Currencies

Global Currencies React To Mixed Economic Signals

What’s going on here?

Global currencies faced mixed fortunes on Wednesday as the US dollar dropped overnight amid weak retail sales data. This news raised expectations for earlier rate cuts by the Federal Reserve, affecting the euro, sterling, and other major currencies.

What does this mean?

The dollar struggled for direction, pressured by weak economic activity that hinted at possible rate cuts by the Federal Reserve later this year. Investors now estimate a 65% chance of easing beginning in September, with as much as 50 basis points of reductions expected in 2024. Meanwhile, the euro hovered near a 1-1/2-month low, burdened by political uncertainty in France and potential fiscal laxity. Sterling received a boost from stronger-than-anticipated British service inflation, showing resilience with a 0.20% rise against the dollar to $1.2732. The Swiss franc also climbed, reaching a seven-month high against the euro, amid speculation of Swiss National Bank intervention to stabilize the currency.

Why should I care?

For markets: Navigating the global currency landscape.

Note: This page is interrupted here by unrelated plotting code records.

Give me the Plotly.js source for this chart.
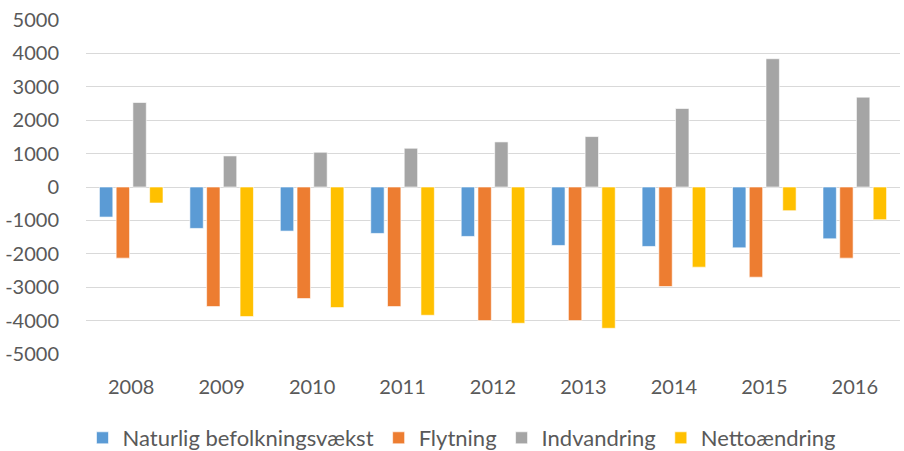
<!DOCTYPE html>
<html>
<head>
<meta charset="utf-8">
<script src="https://cdn.plot.ly/plotly-3.0.1.min.js"></script>
<style>html,body{margin:0;padding:0;background:#fff;}#chart{width:904px;height:451px;}</style>
</head>
<body>
<div id="chart"></div>
<script>
const years = ['2008','2009','2010','2011','2012','2013','2014','2015','2016'];
const naturlig = [-900, -1240, -1320, -1390, -1480, -1750, -1780, -1820, -1550];
const flytning = [-2130, -3580, -3340, -3580, -4000, -4000, -2980, -2700, -2130];
const indvandring = [2530, 930, 1040, 1160, 1350, 1510, 2350, 3840, 2690];
const netto = [-480, -3880, -3610, -3840, -4080, -4230, -2400, -710, -980];
const seriesNames = ['Naturlig befolkningsvækst', 'Flytning', 'Indvandring', 'Nettoændring'];
const colors = ['#5B9BD5', '#ED7D31', '#A5A5A5', '#FFC000'];
const values = [naturlig, flytning, indvandring, netto];
const yTicks = [-5000,-4000,-3000,-2000,-1000,0,1000,2000,3000,4000,5000];

const traces = values.map((v, i) => ({
  type: 'bar', x: years, y: v, name: seriesNames[i],
  marker: {color: colors[i], line: {color: 'rgba(255,255,255,0.6)', width: 1}},
  hoverinfo: 'none'
}));

const font = {family: 'Lato, "Open Sans", sans-serif', size: 20, color: '#595959'};
const layout = {
  width: 904, height: 451,
  margin: {l: 86, r: 4, t: 20, b: 97},
  paper_bgcolor: '#fff', plot_bgcolor: '#fff',
  barmode: 'group', bargap: 0.26, bargroupgap: 0.2,
  font: font,
  showlegend: true,
  legend: {orientation: 'h', x: 462/904, xref: 'container', xanchor: 'center',
           y: (451-438)/451, yref: 'container', yanchor: 'middle',
           font: Object.assign({}, font, {size: 22}), itemwidth: 30, traceorder: 'normal'},
  xaxis: {type: 'category', showgrid: false, zeroline: false, showline: false, automargin: false,
          ticks: 'outside', ticklen: 15, tickcolor: 'rgba(0,0,0,0)', tickfont: font},
  yaxis: {range: [-5000, 5000], tickvals: yTicks, ticktext: yTicks.map(String), automargin: false,
          showgrid: true, gridcolor: '#D9D9D9', gridwidth: 1,
          zeroline: true, zerolinecolor: '#D9D9D9', zerolinewidth: 1,
          showline: false, ticks: 'outside', ticklen: 22, tickcolor: 'rgba(0,0,0,0)',
          tickfont: font}
};
Plotly.newPlot('chart', traces, layout, {displayModeBar: false, staticPlot: true});
</script>
</body>
</html>
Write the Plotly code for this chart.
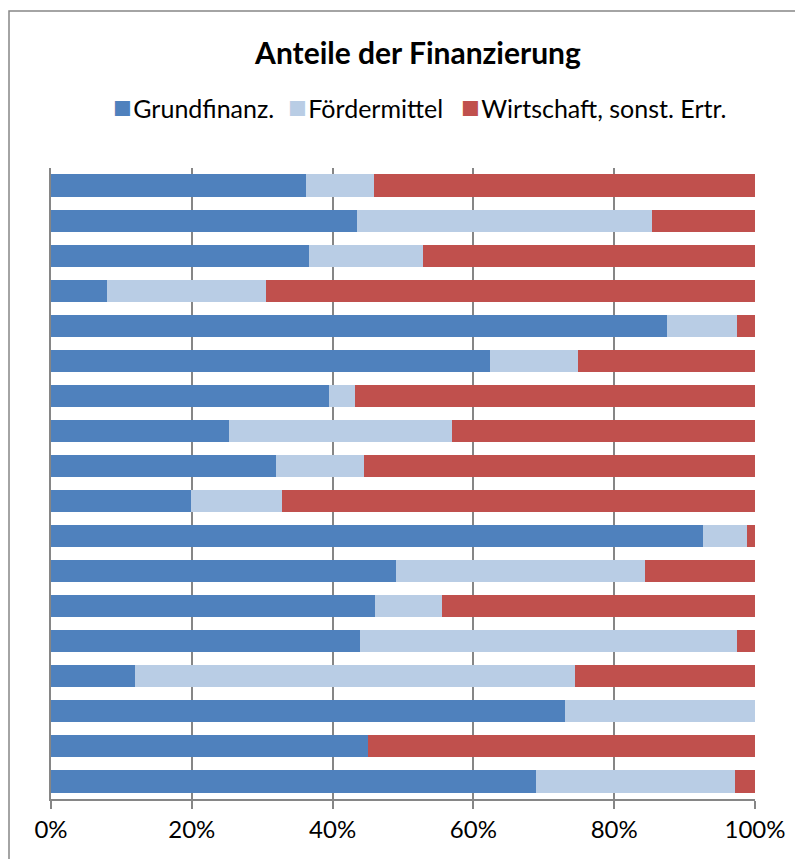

Forex markets are reacting to a complex web of economic data and policy signals. With the dollar index flat at 105.27, traders are balancing the prospects of US federal rate cuts against ongoing inflation concerns in Europe and elsewhere. Sterling’s gains reflect confidence in the UK’s economic activity, while apprehensions around French political stability and Eurozone fiscal discipline keep the euro under pressure. Investors should keep a close eye on policy movements from the Federal Reserve and the European Central Bank, as these will shape future market dynamics.

The bigger picture: Economic policies and political shifts.

Around the globe, monetary policies and political developments are guiding currency movements. Marine Le Pen’s comments about cohabitation with President Macron may imply potential fiscal restraint in France, which, if realized, could alleviate some of the pressure on the euro. The European Commission’s proposal for disciplinary actions against several EU countries emphasizes the strained fiscal landscape within Europe. Meanwhile, the Reserve Bank of Australia’s hawkish tone supports the Australian dollar, and speculation about Bank of Japan’s cautious approach to monetary tightening keeps the yen stable. Markets are also watching for any intervention hints from the Swiss National Bank, key for investors operating in these diverse but interconnected economies.